Medicare costs are at the mercy of a two-headed monster. A ballooning price tag for medical care will be coupled with an explosion in the number of retirees with 76 million members of the baby boom generation moving closer to becoming eligible for benefits. Combined, those forces will overwhelm Medicare hospitalization program by 2019, while Social Security is slated to run out of money by 2041.

“While the Medicare warning is new, it simply reflects the same dire fiscal reality we’ve been reporting for years, and that has been exacerbated by the addition of the new prescription benefit,” said John Palmer, an economics professor at Syracuse University and a public trustee. “The challenge here has been understated.”

This president has taken his shot at Social Security reform, making an effort at Medicare seem unlikely. Under a law passed in 2003, President Bush must propose a strategy to address the program’s fiscal crisis when he submits his 2009 budget and Congress must immediately consider the proposal, but neither the president nor Congress is bound to pass a new law.

Neither the House nor the Senate version of the 2008 budget contains any savings from Medicare or Social Security. Indeed, cutting Medicare is an extremely dicey proposition for lawmakers.
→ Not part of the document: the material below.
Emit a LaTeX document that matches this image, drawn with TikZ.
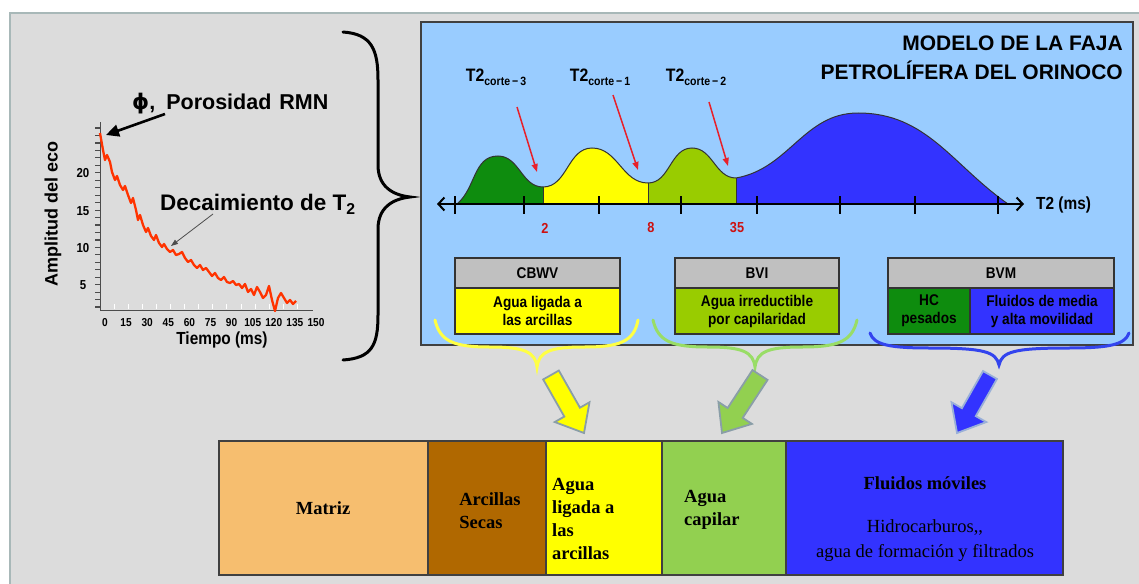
\documentclass[tikz,border=0pt]{standalone}
\usepackage{fontspec}
\setmainfont{Liberation Sans}
\newfontfamily\arialn[FakeStretch=0.88]{Liberation Sans}
\newfontfamily\timesf{Liberation Serif}
\newfontfamily\dejavu{DejaVu Sans}
\usetikzlibrary{arrows.meta,calc}

\definecolor{panelbg}{HTML}{DCDCDC}
\definecolor{panelbd}{HTML}{A8B8B8}
\definecolor{skyb}{HTML}{99CCFF}
\definecolor{dkgreen}{HTML}{0E8C0E}
\definecolor{ylw}{HTML}{FFFF00}
\definecolor{lgreen}{HTML}{99CC00}
\definecolor{vblue}{HTML}{3333FF}
\definecolor{hdrgrey}{HTML}{C0C0C0}
\definecolor{matrizc}{HTML}{F6BE6F}
\definecolor{brownc}{HTML}{B06800}
\definecolor{capg}{HTML}{92D050}
\definecolor{redc}{HTML}{E8202A}
\definecolor{numred}{HTML}{CC1111}
\definecolor{curvered}{HTML}{FF3300}
\definecolor{ybrace}{HTML}{FFFF44}
\definecolor{gbrace}{HTML}{99DD66}
\definecolor{bbrace}{HTML}{3344EE}
\definecolor{arrbd}{HTML}{8A9EA8}
\definecolor{arrbdb}{HTML}{9AB0D8}

\newcommand\fatarr[5]{%
  \path ($(#2)!24pt!(#1)$) coordinate (#2h);
  \filldraw[fill=#3, draw=#4, line width=1.8pt, line join=miter]
    ($(#1)!#5!90:(#2h)$) -- ($(#2h)!#5!-90:(#1)$) -- ($(#2h)!20pt!-90:(#1)$) -- (#2)
    -- ($(#2h)!20pt!90:(#1)$) -- ($(#2h)!#5!90:(#1)$) -- ($(#1)!#5!-90:(#2h)$) -- cycle;}

\tikzset{
  boxline/.style={draw=black!80, line width=1.2pt, inner sep=0pt, outer sep=0pt, anchor=north west},
  hdr/.style={boxline, fill=hdrgrey, minimum height=30pt, font=\arialn\bfseries\fontsize{15.5}{15.5}\selectfont},
  bodyb/.style={boxline, minimum height=46pt, align=center, font=\arialn\bfseries\fontsize{15.5}{18}\selectfont},
  cell/.style={draw=black!75, line width=1.2pt, inner sep=0pt, outer sep=0pt, anchor=north west, minimum height=134pt},
  celltxt/.style={font=\timesf\bfseries\fontsize{18.5}{23}\selectfont, inner sep=0pt},
  t2lbl/.style={font=\arialn\bfseries\fontsize{18}{18}\selectfont, inner sep=0pt},
  numlbl/.style={font=\arialn\bfseries\fontsize{14.5}{14.5}\selectfont, text=numred, inner sep=0pt},
  redarr/.style={draw=redc, line width=1.5pt, -{Triangle[length=8pt,width=6pt]}},
  curveline/.style={draw=black!80, line width=1pt},
  ticklbl/.style={font=\arialn\bfseries\fontsize{11.5}{11.5}\selectfont, inner sep=0pt},
  bracel/.style={line width=3pt, line cap=round},
}

\begin{document}
\begin{tikzpicture}[x=1pt,y=-1pt]
\useasboundingbox (0,0) rectangle (1139,583);
\fill[white] (0,0) rectangle (1139,583);
\draw[panelbd, fill=panelbg, line width=2pt] (10,13) rectangle (1170,610);

% ===== left chart =====
\draw[black!70, line width=1pt] (100,122) -- (100,310) -- (313,310);
\foreach \k in {2,...,26} \draw[black!70, line width=1.2pt] (95,{322-7.46*\k}) -- (100,{322-7.46*\k});
\foreach \i in {1,...,14} \draw[white, line width=1pt] ({100+14.1*\i},304) -- ({100+14.1*\i},309);
\foreach \v [count=\i from 0] in {0,15,...,150} \node[ticklbl] (xl\i) at ({105+21.1*\i},323) {\v};
\foreach \v/\yy in {20/173,15/211,10/248,5/285} \node[ticklbl, font=\arialn\bfseries\fontsize{13}{13}\selectfont] (yl\v) at (83,\yy) {\v};
\node[font=\bfseries\fontsize{18}{18}\selectfont, rotate=90] (ylab) at (53,214) {Amplitud del eco};
\node[font=\arialn\bfseries\fontsize{17.5}{17.5}\selectfont] (xlab) at (222,340) {Tiempo (ms)};

\draw[curvered, line width=2.3pt, line join=round] plot coordinates {
(100,133) (103,150) (105,160) (107,155) (110,162) (112,172) (115,180) (117,176) (120,185) (123,190) (125,186) (128,195) (131,203) (133,198) (136,210) (138,220) (140,215) (143,225) (146,232) (148,228) (151,236) (154,240) (156,235) (159,243) (162,247) (164,244) (167,249) (170,252) (173,250) (176,255) (179,254) (182,252) (185,258) (188,262) (191,260) (194,265) (197,268) (200,265) (203,270) (206,268) (209,272) (212,276) (215,273) (218,278) (221,280) (224,277) (227,282) (230,283) (233,281) (236,285) (239,284) (242,288) (245,284) (248,292) (251,289) (254,295) (257,287) (260,292) (263,298) (266,295) (269,286) (272,300) (275,311) (278,298) (281,293) (284,298) (287,303) (290,300) (293,304) (296,301)};

\node[font=\bfseries\fontsize{21.5}{21.5}\selectfont, anchor=west, inner sep=0pt] (phi) at (132,104) {{\dejavu ϕ},\hspace{11pt}Porosidad\hspace{8pt}RMN};
\coordinate (phiS) at (165,114);
\coordinate (phiT) at (106,135);
\draw[black, line width=2.6pt, -{Triangle[length=13pt,width=12pt]}] (phiS) -- (phiT);
\node[font=\bfseries\fontsize{22.5}{22.5}\selectfont, anchor=west, inner sep=0pt] (decay) at (160,204) {Decaimiento de T\textsubscript{2}};
\coordinate (decS) at (213,214);
\coordinate (decT) at (171,246);
\draw[black!70, line width=0.8pt, -{Triangle[length=7pt,width=5pt]}] (decS) -- (decT);

% big brace
\draw[black, line width=3pt, line cap=round] (343,32) .. controls (372,34) and (378,50) .. (378,80) -- (378,165) .. controls (378,186) and (392,195) .. (410,197) .. controls (392,199) and (378,208) .. (378,229) -- (378,315) .. controls (378,345) and (372,358) .. (343,360);

% ===== model box =====
\node[draw=black!75, line width=1.5pt, fill=skyb, minimum width=712pt, minimum height=323pt, anchor=north west, inner sep=0pt, outer sep=0pt] (model) at (421,22) {};
\node[font=\bfseries\fontsize{21}{29}\selectfont, align=right, anchor=north east, inner sep=0pt] (title) at (1123,36) {MODELO DE LA FAJA\\PETROLÍFERA DEL ORINOCO};

% T2 spectrum
\fill[dkgreen] (457,204) to[out=40,in=180] (498,156) to[out=0,in=180] (543,187) -- (543,204) -- cycle;
\fill[ylw] (543,187) to[out=0,in=180] (592,148) to[out=0,in=180] (648,183) -- (648,204) -- (543,204) -- cycle;
\fill[lgreen] (648,183) to[out=0,in=180] (692,148) to[out=0,in=180] (736,178) -- (736,204) -- (648,204) -- cycle;
\fill[vblue] (736,178) to[out=10,in=180] (858,113) to[out=0,in=145] (1008,204) -- (736,204) -- cycle;
\draw[curveline] (457,204) to[out=40,in=180] (498,156) to[out=0,in=180] (543,187) to[out=0,in=180] (592,148) to[out=0,in=180] (648,183) to[out=0,in=180] (692,148) to[out=0,in=180] (736,178) to[out=10,in=180] (858,113) to[out=0,in=145] (1008,204);
\foreach \x/\yy in {543/187,648/183,736/178} \draw[black!80, line width=0.9pt] (\x,\yy) -- (\x,204);

\coordinate (axl) at (437,204);
\coordinate (axr) at (1024,204);
\draw[black, line width=2pt, {Straight Barb[length=6pt,width=13pt]}-{Straight Barb[length=6pt,width=13pt]}] (axl) -- (axr);
\foreach \x in {455,524,599,681,757,840,915,998} \draw[black, line width=1.3pt] (\x,196) -- (\x,214);
\node[font=\arialn\bfseries\fontsize{17.5}{17.5}\selectfont, anchor=west, inner sep=0pt] (t2ms) at (1036,205) {T2 (ms)};
\node[numlbl] (n2) at (545,228) {2};
\node[numlbl] (n8) at (651,228) {8};
\node[numlbl] (n35) at (737,228) {35};

\node[t2lbl] (t2c3) at (496,77) {T2\raisebox{-4pt}{\fontsize{12}{12}\selectfont corte\,−\,3}};
\node[t2lbl] (t2c1) at (600,77) {T2\raisebox{-4pt}{\fontsize{12}{12}\selectfont corte\,−\,1}};
\node[t2lbl] (t2c2) at (696,77) {T2\raisebox{-4pt}{\fontsize{12}{12}\selectfont corte\,−\,2}};
\coordinate (r3s) at (517,107); \coordinate (r3t) at (537,172);
\coordinate (r1s) at (613,95);  \coordinate (r1t) at (638,170);
\coordinate (r2s) at (709,102); \coordinate (r2t) at (728,166);
\draw[redarr] (r3s) -- (r3t);
\draw[redarr] (r1s) -- (r1t);
\draw[redarr] (r2s) -- (r2t);

% classification boxes
\node[hdr, minimum width=165pt] (cbwvh) at (455,258) {CBWV};
\node[bodyb, fill=ylw, minimum width=165pt] (cbwvb) at (cbwvh.south west) {Agua ligada a\\las arcillas};
\node[hdr, minimum width=164pt] (bvih) at (675,258) {BVI};
\node[bodyb, fill=lgreen, minimum width=164pt] (bvib) at (bvih.south west) {Agua irreductible\\por capilaridad};
\node[hdr, minimum width=226pt] (bvmh) at (888,258) {BVM};
\node[bodyb, fill=dkgreen, minimum width=82pt] (hcb) at (bvmh.south west) {HC\\pesados};
\node[bodyb, fill=vblue, minimum width=144pt] (flb) at (hcb.north east) {Fluidos de media\\y alta movilidad};

% coloured braces
\draw[bracel, ybrace] (435,320) .. controls (440,342) and (455,347) .. (490,347) .. controls (525,347) and (535,352) .. (537,367) .. controls (539,352) and (549,347) .. (584,347) .. controls (619,347) and (634,342) .. (638,320);
\draw[bracel, gbrace] (653,320) .. controls (658,342) and (673,347) .. (708,347) .. controls (743,347) and (753,352) .. (755,367) .. controls (757,352) and (767,347) .. (802,347) .. controls (837,347) and (852,342) .. (857,320);
\draw[bracel, bbrace] (870,333) .. controls (874,345) and (890,348) .. (930,348) .. controls (985,348) and (996,352) .. (999,365) .. controls (1002,352) and (1013,348) .. (1068,348) .. controls (1108,348) and (1125,345) .. (1129,333);

% fat arrows
\coordinate (yaS) at (551,375); \coordinate (yaT) at (584,433);
\coordinate (gaS) at (760,375); \coordinate (gaT) at (722,433);
\coordinate (baS) at (990,375); \coordinate (baT) at (957,433);
\fatarr{yaS}{yaT}{ylw}{arrbd}{9pt}
\fatarr{gaS}{gaT}{capg}{arrbd}{9pt}
\fatarr{baS}{baT}{vblue}{arrbdb}{8pt}

% bottom bar
\node[cell, fill=matrizc, minimum width=209pt] (matriz) at (219,441) {};
\node[cell, fill=brownc, minimum width=118pt] (arcs) at (matriz.north east) {};
\node[cell, fill=ylw, minimum width=116pt] (alig) at (arcs.north east) {};
\node[cell, fill=capg, minimum width=124pt] (acap) at (alig.north east) {};
\node[cell, fill=vblue, minimum width=277pt] (fmov) at (acap.north east) {};
\node[celltxt] (tmat) at (323,508) {Matriz};
\node[celltxt, align=left] (tarc) at (490,511) {Arcillas\\Secas};
\node[celltxt, align=left, anchor=west] (talig) at (552,519) {Agua\\ligada a\\las\\arcillas};
\node[celltxt, align=left, anchor=west] (tcap) at (684,510) {Agua\\capilar};
\node[celltxt] (tflu) at (925,483) {Fluidos móviles};
\node[celltxt, font=\timesf\fontsize{18.5}{25}\selectfont, align=center] (thid) at (925,541) {Hidrocarburos,,\\agua de formación y filtrados};
\end{tikzpicture}
\end{document}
“There are no lobbyists for Medicare savings, but there are perhaps 2,000 lobbyists against Medicare savings. So which team would you bet on?” said Alex Vachon, a Medicare analyst for Wall Street and former Senate Finance Committee aide.

The only positive signs to come from the report was a decline in spending from Medicare’s Hospital Insurance Trust Fund, which was lower than expected last year because of “an abrupt decrease in the number of hospital admissions.” After increasing about 2 percent a year for some years, the number of admissions appeared to decline by 4 percent last year, to 13.1 million, the trustees said.

The trustees also said their new estimate of the cost of Medicare’s prescription drug benefit over the next decade was significantly lower than the estimate they made a year ago. They said private insurers are willing to administer the drug benefit at a lower cost because they are counting on a major increase in generic drug use over more expensive brand-name medications.